There was a time in America when all someone had to do was charge that a book was “obscene” and it would be banned in some parts of the country. It didn’t matter if the book was, in fact, obscene or even if it contained any discussion of sex. The term was invested with great power.
The Supreme Court in 1973 established a three-pronged test defining obscenity. It’s a pretty high bar that made many of these charges harder to bring, but that doesn’t mean they’re dead.
Two conservative activists in Virginia recently tried to use an obscure state anti-obscenity law to attack two books, even challenging the right of bookstores to sell them. Thankfully, they failed – this time.
Earlier this year, Tommy Altman sued to stop Barnes & Noble stores from selling two titles, Gender Queer: A Memoir by Maia Kobabe, and A Court of Mist and Fury, a fantasy novel by Sarah J, Maas. In court, Altman was represented by Tim Anderson, a Republican member of the House of Delegates representing Virginia Beach.

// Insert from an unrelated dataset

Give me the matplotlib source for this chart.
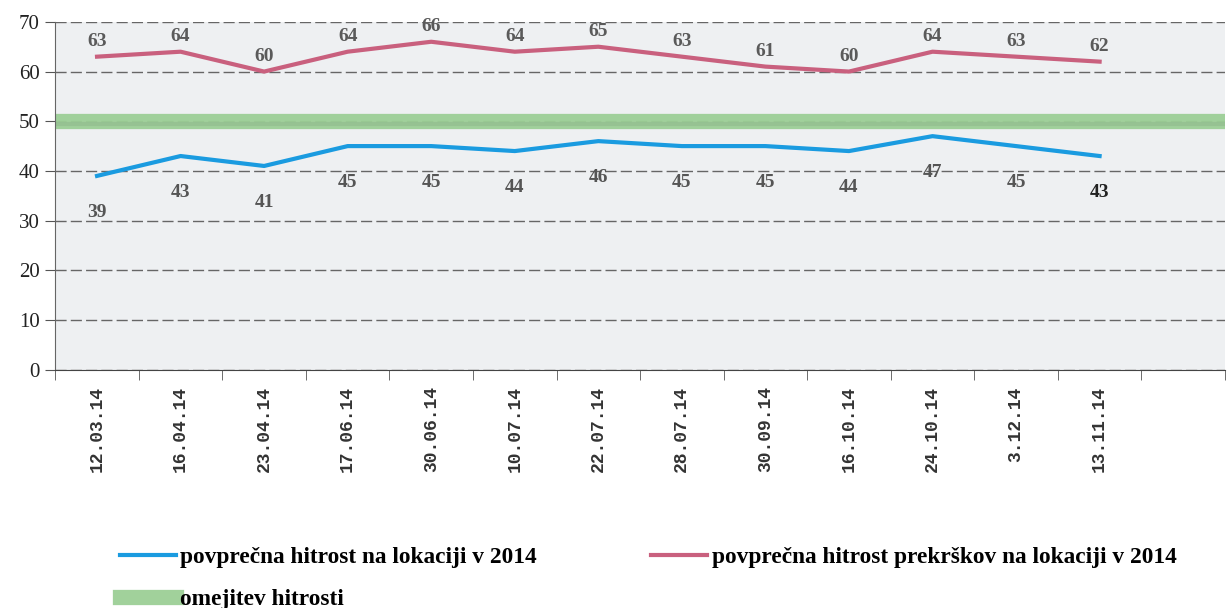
import numpy as np
import matplotlib.pyplot as plt

# Data
dates = ['12.03.14', '16.04.14', '23.04.14', '17.06.14', '30.06.14', '10.07.14',
         '22.07.14', '28.07.14', '30.09.14', '16.10.14', '24.10.14', '3.12.14', '13.11.14']
avg_speed = [39, 43, 41, 45, 45, 44, 46, 45, 45, 44, 47, 45, 43]
avg_violation_speed = [63, 64, 60, 64, 66, 64, 65, 63, 61, 60, 64, 63, 62]
speed_limit = 50
n_slots = 14  # chart has one empty category slot at the end

fig = plt.figure(figsize=(12.28, 6.08), dpi=100)
ax = fig.add_axes([0.045, 0.392, 0.9525, 0.572])
ax.set_facecolor('#eef0f2')

x = np.arange(len(dates))

# speed limit band
ax.axhline(speed_limit, color='#9ccf96', linewidth=11, alpha=0.95, zorder=2,
           label='omejitev hitrosti')
ax.axhline(speed_limit - 0.6, color='#7a9a7a', linewidth=3, alpha=0.25, zorder=2)
ax.plot(x, avg_speed, color='#1a9be0', linewidth=3, zorder=3,
        label='povprečna hitrost na lokaciji v 2014')
ax.plot(x, avg_violation_speed, color='#c9607e', linewidth=3, zorder=3,
        label='povprečna hitrost prekrškov na lokaciji v 2014')

# value labels
for xi, v in zip(x, avg_violation_speed):
    ax.annotate(str(v), (xi, v), xytext=(0, 11), textcoords='offset points',
                ha='center', va='center', fontsize=14, family='Liberation Serif',
                color='#5a5a5a', fontweight='bold')
for i, (xi, v) in enumerate(zip(x, avg_speed)):
    last = i == len(avg_speed) - 1
    ax.annotate(str(v), (xi, v), xytext=(0, -26), textcoords='offset points',
                ha='center', va='center', fontsize=14, family='Liberation Serif',
                color='#222222' if last else '#555555', fontweight='bold')

ax.set_xlim(-0.5, n_slots - 0.5)
ax.set_ylim(0, 70)
yt = np.arange(0, 71, 10)
ax.set_yticks(yt)
ax.set_yticklabels([str(v) for v in yt], family='Liberation Serif', fontsize=15,
                   color='#222222')
ax.set_xticks(x)
ax.set_xticklabels(dates, rotation=90, family='Liberation Mono', fontsize=13,
                   fontweight='bold', color='#333333')
ax.set_xticks(np.arange(n_slots + 1) - 0.5, minor=True)
ax.tick_params(axis='x', which='major', length=0, pad=12)
ax.tick_params(axis='x', which='minor', length=7, color='#555555', direction='out')
ax.tick_params(axis='y', length=7, color='#555555', pad=4)

ax.grid(axis='y', linestyle=(0, (8, 3)), color='#666666', linewidth=1)
ax.set_axisbelow(True)
for s in ['top', 'right']:
    ax.spines[s].set_visible(False)
ax.spines['left'].set_color('#666666')
ax.spines['bottom'].set_color('#444444')

handles, labels = ax.get_legend_handles_labels()
order = [1, 0, 2]
fig.legend([handles[i] for i in order], [labels[i] for i in order],
           loc='upper left', bbox_to_anchor=(0.088, 0.12), ncol=2, frameon=False,
           borderpad=0, handlelength=2.4, handletextpad=0.2, columnspacing=4.9,
           labelspacing=0.9, prop={'family': 'Liberation Serif', 'weight': 'bold', 'size': 16.8})

fig.savefig('out.png', dpi=100)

Altman and Anderson employed the old standby that they were only trying to protect children and claimed they were merely asking that Barnes & Noble not sell the books to minors without parental permission. But if the titles had been declared legally obscene, they would have been beyond protection of the law and could have been pulled from the shelves so no one could buy them.
On Tuesday, state Judge Pamela Baskervill dismissed the lawsuit. Baskervill determined that neither book met the legal definition of obscenity. She also ruled that sections of the Virginia anti-obscenity statute are unconstitutional because the law enables censorship by assuming that booksellers are knowingly violating the law when they might have no idea that a particular title on their shelves could be considered obscene.
Altman and Anderson are threatening to appeal Baskervill’s ruling, and Anderson is making noise about introducing legislation that would make it easier to ban books. Virginians who value the freedom to learn should remain alert.